TASK BRIEF = Leave out the pictures and print only the lines from the one with "Write a Python" through the one with "fig.patches.append(Ellipse((fx(x), fy(y)), 2", exactly as they are.

INPUT ROWS =
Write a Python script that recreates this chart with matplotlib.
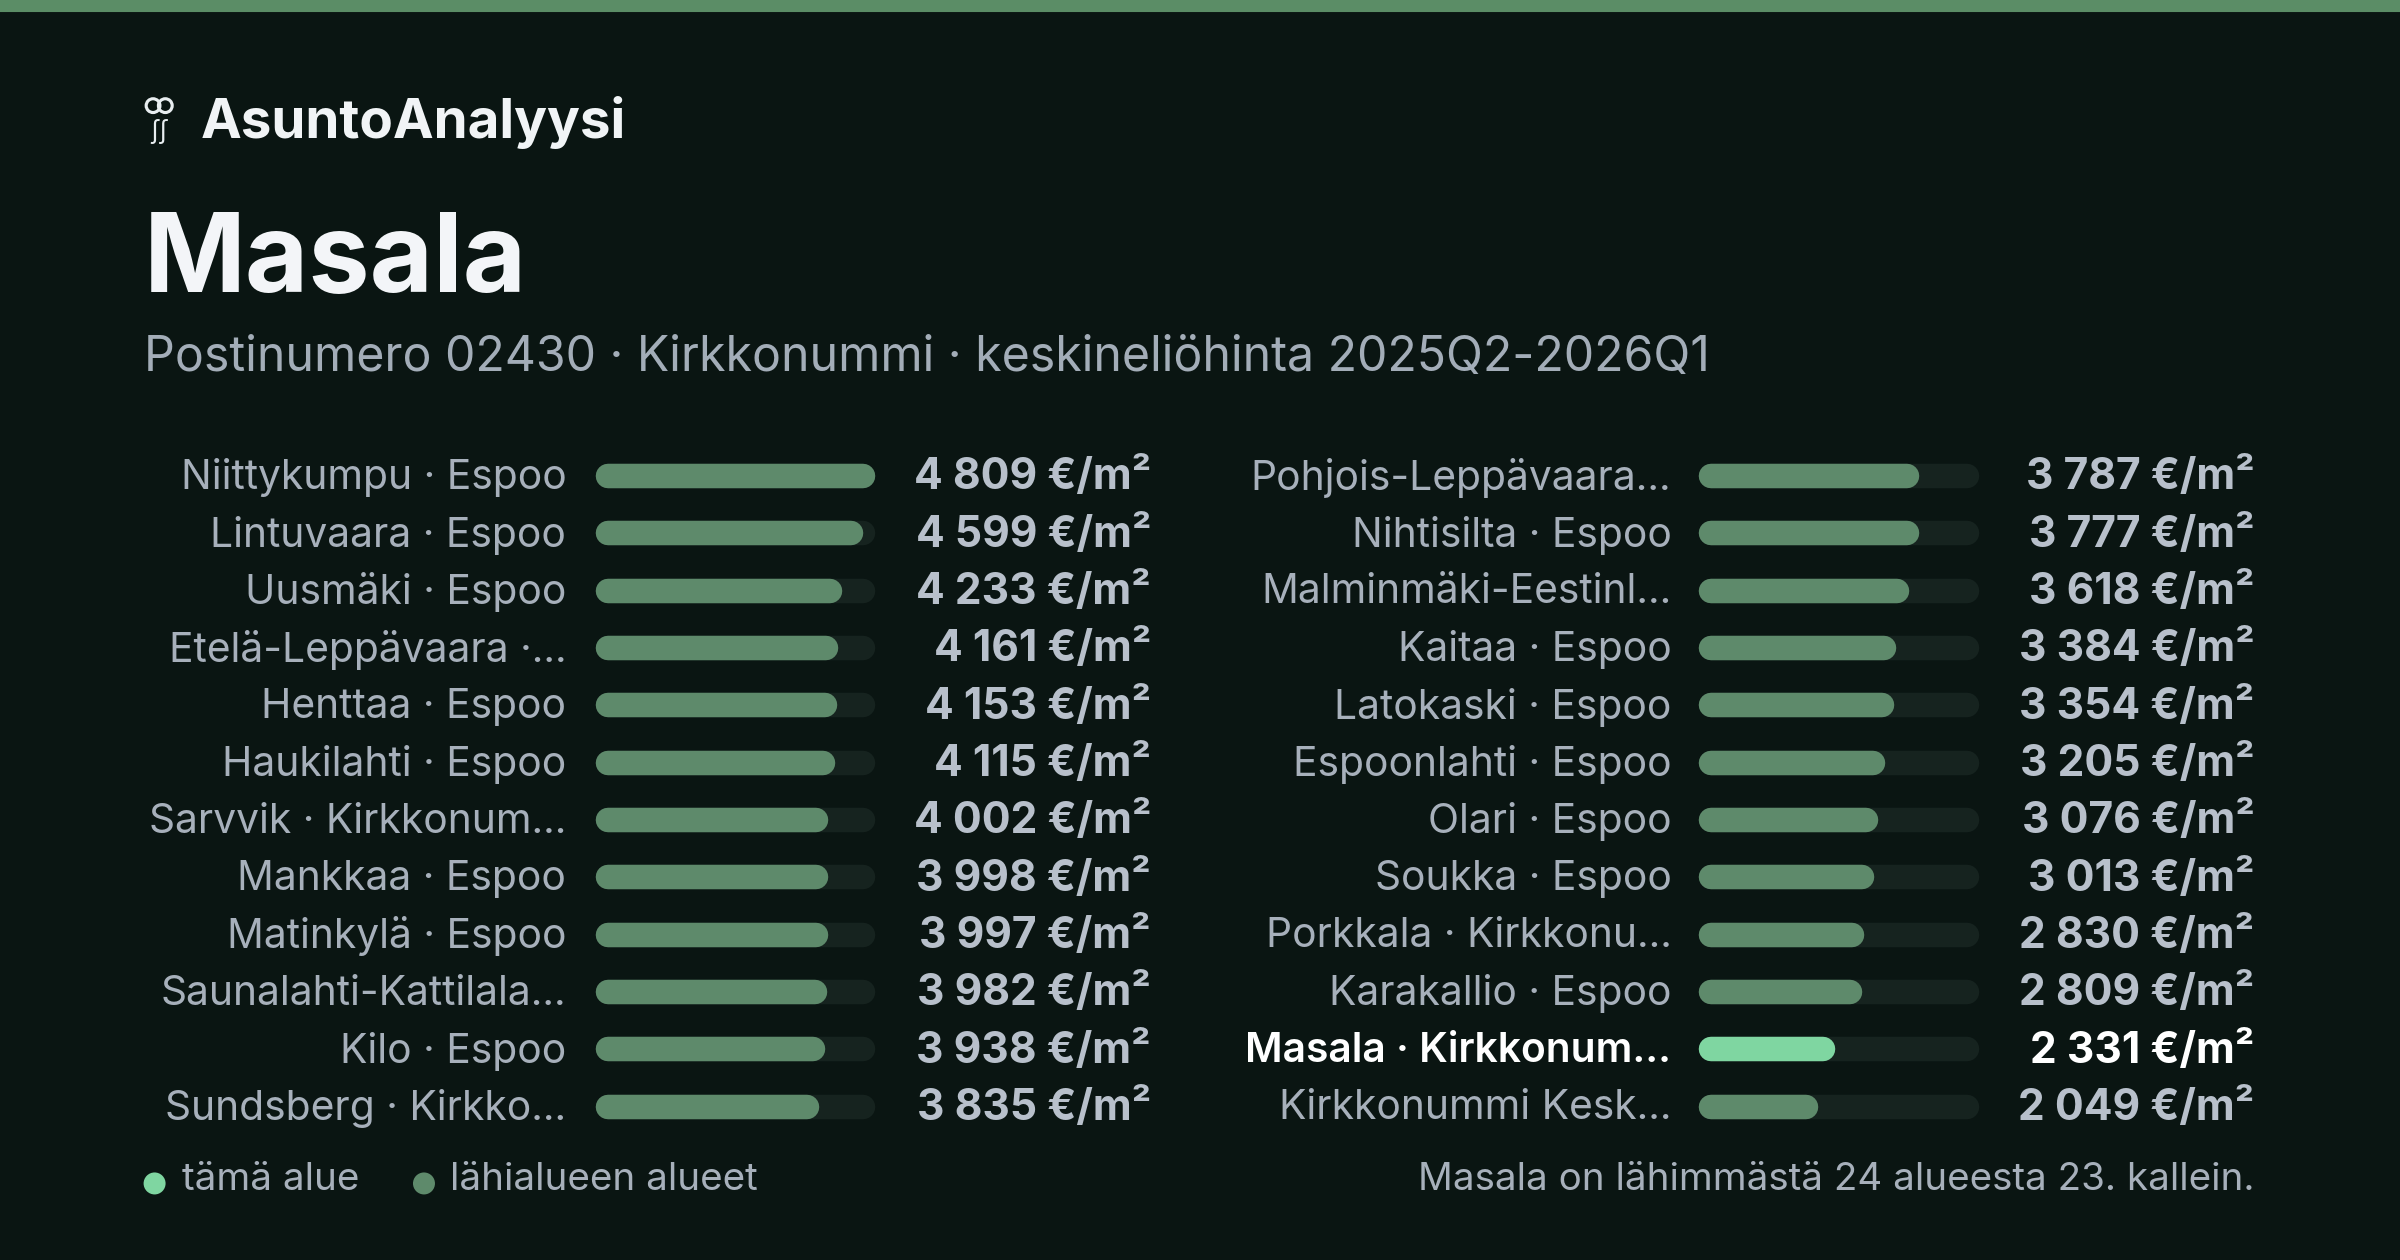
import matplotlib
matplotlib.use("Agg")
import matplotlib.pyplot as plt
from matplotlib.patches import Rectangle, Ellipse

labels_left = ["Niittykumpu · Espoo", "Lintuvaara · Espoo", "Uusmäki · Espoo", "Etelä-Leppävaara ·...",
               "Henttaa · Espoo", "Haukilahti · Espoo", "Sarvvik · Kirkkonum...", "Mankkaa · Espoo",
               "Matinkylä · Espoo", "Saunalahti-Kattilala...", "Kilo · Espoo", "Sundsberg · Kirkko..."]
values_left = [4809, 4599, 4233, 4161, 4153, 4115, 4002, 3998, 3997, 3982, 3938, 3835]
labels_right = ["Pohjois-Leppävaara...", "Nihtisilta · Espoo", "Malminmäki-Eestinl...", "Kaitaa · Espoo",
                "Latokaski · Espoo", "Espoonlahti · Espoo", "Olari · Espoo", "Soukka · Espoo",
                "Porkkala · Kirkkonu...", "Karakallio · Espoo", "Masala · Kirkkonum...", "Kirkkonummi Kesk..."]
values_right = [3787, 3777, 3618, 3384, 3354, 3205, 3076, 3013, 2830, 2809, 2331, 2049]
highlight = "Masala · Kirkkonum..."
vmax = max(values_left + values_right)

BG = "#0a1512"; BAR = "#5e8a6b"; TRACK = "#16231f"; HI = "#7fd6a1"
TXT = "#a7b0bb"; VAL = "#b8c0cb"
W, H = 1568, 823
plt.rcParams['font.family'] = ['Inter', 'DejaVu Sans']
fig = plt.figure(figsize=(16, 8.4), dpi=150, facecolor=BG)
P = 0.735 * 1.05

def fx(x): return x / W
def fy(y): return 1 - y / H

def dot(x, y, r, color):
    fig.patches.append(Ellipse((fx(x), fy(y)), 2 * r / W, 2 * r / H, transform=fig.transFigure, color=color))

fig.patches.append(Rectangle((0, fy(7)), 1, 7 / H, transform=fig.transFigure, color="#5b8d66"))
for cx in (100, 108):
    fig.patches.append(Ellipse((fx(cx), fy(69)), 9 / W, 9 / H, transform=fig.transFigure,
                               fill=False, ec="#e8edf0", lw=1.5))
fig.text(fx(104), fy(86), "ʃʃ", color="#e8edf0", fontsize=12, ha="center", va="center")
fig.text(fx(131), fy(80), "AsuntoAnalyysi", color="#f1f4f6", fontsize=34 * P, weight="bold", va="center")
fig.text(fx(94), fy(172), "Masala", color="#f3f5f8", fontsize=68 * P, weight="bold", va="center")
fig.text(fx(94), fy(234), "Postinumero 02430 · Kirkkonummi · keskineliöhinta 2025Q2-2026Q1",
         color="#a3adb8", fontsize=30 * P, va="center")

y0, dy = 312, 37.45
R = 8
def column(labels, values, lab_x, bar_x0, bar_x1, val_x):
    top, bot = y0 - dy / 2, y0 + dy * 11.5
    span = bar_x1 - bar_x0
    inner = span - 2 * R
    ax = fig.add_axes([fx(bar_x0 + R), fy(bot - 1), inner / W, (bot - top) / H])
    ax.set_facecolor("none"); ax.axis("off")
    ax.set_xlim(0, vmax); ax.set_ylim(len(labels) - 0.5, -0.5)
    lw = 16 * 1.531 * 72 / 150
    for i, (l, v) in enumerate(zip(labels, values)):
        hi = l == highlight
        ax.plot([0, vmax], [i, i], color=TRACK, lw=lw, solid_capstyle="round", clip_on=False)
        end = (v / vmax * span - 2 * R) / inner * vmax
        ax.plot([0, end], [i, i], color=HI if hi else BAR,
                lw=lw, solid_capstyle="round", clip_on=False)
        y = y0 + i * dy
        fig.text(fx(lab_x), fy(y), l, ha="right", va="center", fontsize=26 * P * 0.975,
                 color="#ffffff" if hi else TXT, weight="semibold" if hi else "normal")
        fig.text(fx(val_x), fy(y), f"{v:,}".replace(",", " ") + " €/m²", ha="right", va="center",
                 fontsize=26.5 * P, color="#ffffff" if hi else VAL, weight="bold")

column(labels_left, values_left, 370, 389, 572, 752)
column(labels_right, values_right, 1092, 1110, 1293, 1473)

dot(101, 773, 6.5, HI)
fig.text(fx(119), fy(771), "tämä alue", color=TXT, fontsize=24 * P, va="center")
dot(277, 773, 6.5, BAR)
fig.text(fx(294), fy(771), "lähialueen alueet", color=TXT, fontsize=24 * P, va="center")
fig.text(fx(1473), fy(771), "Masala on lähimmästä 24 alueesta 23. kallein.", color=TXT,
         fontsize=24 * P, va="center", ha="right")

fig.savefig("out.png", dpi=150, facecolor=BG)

==

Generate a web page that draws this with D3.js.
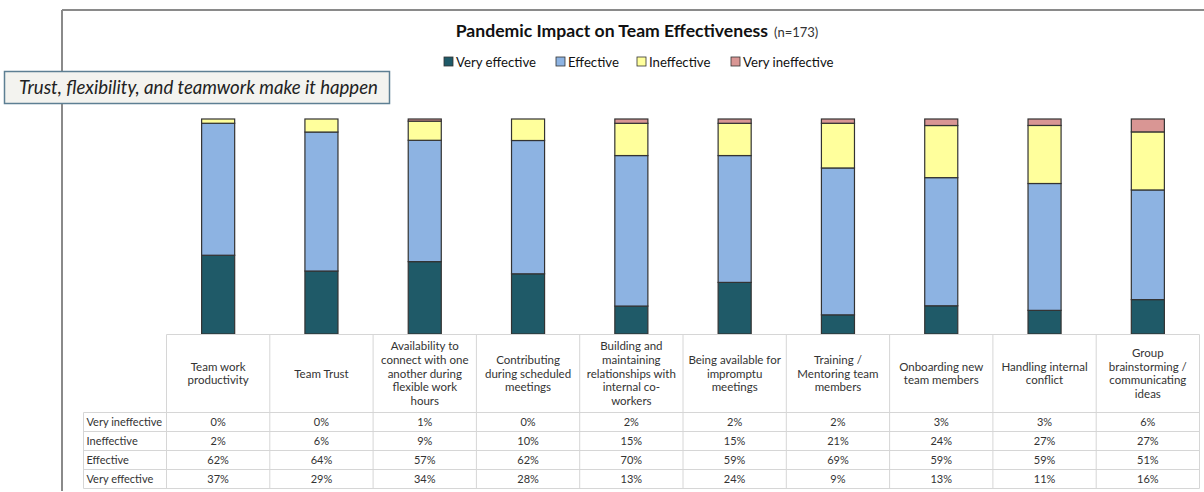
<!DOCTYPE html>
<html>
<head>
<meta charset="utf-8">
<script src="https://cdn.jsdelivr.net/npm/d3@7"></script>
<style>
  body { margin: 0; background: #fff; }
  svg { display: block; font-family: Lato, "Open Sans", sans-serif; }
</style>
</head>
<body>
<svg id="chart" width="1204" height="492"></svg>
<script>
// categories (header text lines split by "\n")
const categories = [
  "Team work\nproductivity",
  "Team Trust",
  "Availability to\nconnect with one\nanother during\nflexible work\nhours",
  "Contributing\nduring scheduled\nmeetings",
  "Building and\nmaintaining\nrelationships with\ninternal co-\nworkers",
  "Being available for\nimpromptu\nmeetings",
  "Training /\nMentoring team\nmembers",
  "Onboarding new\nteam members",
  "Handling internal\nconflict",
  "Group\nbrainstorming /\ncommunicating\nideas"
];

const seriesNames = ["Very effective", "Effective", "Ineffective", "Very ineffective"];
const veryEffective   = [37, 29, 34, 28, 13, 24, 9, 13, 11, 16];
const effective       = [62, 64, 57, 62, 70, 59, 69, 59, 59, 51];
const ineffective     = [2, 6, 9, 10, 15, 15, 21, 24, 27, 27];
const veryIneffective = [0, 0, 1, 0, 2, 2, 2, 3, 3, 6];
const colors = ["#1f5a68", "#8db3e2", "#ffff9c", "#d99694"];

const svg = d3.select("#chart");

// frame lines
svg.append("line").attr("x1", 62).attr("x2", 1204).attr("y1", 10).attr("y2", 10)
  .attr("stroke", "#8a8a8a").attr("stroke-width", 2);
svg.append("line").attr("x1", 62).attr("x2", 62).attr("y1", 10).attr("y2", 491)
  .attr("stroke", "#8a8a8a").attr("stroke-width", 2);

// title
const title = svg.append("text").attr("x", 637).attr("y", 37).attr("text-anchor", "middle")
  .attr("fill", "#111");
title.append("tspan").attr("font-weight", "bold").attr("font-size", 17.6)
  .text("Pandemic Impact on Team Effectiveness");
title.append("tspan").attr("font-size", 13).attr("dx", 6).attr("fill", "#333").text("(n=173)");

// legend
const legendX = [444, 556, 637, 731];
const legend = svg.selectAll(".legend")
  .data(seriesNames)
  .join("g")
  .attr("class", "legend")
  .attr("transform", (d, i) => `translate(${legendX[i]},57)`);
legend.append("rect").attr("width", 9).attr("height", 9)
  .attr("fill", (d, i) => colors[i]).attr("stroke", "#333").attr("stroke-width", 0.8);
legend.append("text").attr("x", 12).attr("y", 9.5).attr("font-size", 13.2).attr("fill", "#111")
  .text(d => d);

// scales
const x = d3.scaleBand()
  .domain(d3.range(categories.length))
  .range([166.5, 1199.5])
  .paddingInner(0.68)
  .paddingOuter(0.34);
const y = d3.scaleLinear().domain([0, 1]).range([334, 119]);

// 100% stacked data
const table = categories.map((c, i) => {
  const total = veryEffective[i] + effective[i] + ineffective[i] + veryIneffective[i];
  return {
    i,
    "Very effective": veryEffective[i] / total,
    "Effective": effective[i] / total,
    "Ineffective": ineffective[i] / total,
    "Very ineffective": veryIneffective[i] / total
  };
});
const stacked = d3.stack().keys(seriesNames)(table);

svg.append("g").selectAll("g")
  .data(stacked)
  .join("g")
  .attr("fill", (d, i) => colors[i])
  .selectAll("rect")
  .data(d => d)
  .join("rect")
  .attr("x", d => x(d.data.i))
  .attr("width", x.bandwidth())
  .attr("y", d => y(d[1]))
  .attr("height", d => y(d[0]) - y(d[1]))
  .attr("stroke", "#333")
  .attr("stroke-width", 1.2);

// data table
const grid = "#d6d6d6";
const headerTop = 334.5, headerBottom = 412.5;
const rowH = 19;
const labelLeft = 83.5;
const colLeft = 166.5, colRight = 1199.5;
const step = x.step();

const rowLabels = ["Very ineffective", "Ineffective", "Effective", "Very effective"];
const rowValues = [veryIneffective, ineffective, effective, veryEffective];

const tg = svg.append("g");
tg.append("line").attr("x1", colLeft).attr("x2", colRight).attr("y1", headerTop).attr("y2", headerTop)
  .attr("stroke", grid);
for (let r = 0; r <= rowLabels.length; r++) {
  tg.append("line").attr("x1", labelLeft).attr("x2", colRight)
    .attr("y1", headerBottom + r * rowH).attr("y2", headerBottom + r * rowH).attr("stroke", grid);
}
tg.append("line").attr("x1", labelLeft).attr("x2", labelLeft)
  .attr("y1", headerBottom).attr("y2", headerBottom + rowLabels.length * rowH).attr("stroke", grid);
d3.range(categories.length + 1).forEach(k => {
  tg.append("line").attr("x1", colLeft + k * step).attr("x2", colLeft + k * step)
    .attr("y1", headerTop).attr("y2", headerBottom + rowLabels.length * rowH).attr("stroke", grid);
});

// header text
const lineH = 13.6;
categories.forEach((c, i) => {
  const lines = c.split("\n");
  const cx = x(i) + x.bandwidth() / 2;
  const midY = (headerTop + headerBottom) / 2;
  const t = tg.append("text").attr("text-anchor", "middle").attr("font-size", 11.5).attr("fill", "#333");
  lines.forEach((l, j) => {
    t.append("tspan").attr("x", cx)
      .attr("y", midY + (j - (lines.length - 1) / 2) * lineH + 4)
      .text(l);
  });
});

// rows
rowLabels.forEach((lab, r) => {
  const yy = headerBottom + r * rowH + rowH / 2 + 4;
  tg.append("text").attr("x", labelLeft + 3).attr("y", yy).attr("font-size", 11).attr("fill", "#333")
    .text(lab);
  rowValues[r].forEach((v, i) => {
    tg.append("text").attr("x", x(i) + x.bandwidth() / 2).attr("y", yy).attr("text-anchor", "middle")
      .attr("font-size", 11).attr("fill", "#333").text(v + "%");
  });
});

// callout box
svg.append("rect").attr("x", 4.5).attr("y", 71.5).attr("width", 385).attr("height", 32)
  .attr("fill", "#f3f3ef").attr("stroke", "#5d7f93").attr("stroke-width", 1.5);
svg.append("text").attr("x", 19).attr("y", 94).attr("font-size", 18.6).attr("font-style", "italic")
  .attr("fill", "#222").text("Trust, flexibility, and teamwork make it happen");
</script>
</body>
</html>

--

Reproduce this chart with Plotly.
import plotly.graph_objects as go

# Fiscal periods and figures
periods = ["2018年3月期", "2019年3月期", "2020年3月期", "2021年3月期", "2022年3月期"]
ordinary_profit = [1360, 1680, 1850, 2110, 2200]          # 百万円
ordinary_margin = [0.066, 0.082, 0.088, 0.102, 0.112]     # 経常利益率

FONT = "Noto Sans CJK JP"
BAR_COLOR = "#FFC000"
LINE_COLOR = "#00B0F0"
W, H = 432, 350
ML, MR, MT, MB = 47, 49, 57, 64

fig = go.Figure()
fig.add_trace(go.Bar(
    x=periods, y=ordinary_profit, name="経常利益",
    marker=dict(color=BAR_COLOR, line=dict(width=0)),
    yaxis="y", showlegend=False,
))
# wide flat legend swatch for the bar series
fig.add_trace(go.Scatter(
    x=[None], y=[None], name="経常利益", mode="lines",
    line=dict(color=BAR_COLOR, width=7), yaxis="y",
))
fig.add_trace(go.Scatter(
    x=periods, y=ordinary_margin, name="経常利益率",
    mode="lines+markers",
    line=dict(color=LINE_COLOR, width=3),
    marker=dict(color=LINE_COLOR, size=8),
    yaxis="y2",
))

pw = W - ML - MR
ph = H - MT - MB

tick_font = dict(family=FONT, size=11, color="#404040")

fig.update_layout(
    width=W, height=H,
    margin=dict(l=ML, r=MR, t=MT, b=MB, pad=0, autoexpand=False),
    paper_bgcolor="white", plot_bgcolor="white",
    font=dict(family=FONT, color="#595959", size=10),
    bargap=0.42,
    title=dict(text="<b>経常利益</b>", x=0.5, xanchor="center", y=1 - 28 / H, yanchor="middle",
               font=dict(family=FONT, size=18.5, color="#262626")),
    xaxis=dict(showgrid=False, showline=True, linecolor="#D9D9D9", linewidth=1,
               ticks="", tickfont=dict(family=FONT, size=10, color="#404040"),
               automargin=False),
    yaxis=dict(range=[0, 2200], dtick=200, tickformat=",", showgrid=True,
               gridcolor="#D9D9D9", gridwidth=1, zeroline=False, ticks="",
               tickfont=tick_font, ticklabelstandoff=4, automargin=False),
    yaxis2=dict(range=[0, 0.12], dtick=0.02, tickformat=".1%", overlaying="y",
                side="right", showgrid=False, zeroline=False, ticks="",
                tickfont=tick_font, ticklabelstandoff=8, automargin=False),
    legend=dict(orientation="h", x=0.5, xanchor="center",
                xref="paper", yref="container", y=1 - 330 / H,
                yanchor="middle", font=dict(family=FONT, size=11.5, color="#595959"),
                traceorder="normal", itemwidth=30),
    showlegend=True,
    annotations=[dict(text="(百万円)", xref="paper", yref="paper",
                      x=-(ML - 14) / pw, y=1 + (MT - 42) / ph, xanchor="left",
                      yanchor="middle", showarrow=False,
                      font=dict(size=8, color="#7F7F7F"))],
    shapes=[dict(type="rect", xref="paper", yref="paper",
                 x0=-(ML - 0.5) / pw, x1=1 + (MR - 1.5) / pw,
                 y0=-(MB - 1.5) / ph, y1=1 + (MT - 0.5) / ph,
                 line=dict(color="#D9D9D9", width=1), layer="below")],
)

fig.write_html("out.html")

CORRECT RESPONSE =
Write a Python script that recreates this chart with matplotlib.
import matplotlib
matplotlib.use("Agg")
import matplotlib.pyplot as plt
from matplotlib.patches import Rectangle, Ellipse

labels_left = ["Niittykumpu · Espoo", "Lintuvaara · Espoo", "Uusmäki · Espoo", "Etelä-Leppävaara ·...",
               "Henttaa · Espoo", "Haukilahti · Espoo", "Sarvvik · Kirkkonum...", "Mankkaa · Espoo",
               "Matinkylä · Espoo", "Saunalahti-Kattilala...", "Kilo · Espoo", "Sundsberg · Kirkko..."]
values_left = [4809, 4599, 4233, 4161, 4153, 4115, 4002, 3998, 3997, 3982, 3938, 3835]
labels_right = ["Pohjois-Leppävaara...", "Nihtisilta · Espoo", "Malminmäki-Eestinl...", "Kaitaa · Espoo",
                "Latokaski · Espoo", "Espoonlahti · Espoo", "Olari · Espoo", "Soukka · Espoo",
                "Porkkala · Kirkkonu...", "Karakallio · Espoo", "Masala · Kirkkonum...", "Kirkkonummi Kesk..."]
values_right = [3787, 3777, 3618, 3384, 3354, 3205, 3076, 3013, 2830, 2809, 2331, 2049]
highlight = "Masala · Kirkkonum..."
vmax = max(values_left + values_right)

BG = "#0a1512"; BAR = "#5e8a6b"; TRACK = "#16231f"; HI = "#7fd6a1"
TXT = "#a7b0bb"; VAL = "#b8c0cb"
W, H = 1568, 823
plt.rcParams['font.family'] = ['Inter', 'DejaVu Sans']
fig = plt.figure(figsize=(16, 8.4), dpi=150, facecolor=BG)
P = 0.735 * 1.05

def fx(x): return x / W
def fy(y): return 1 - y / H

def dot(x, y, r, color):
    fig.patches.append(Ellipse((fx(x), fy(y)), 2 * r / W, 2 * r / H, transform=fig.transFigure, color=color))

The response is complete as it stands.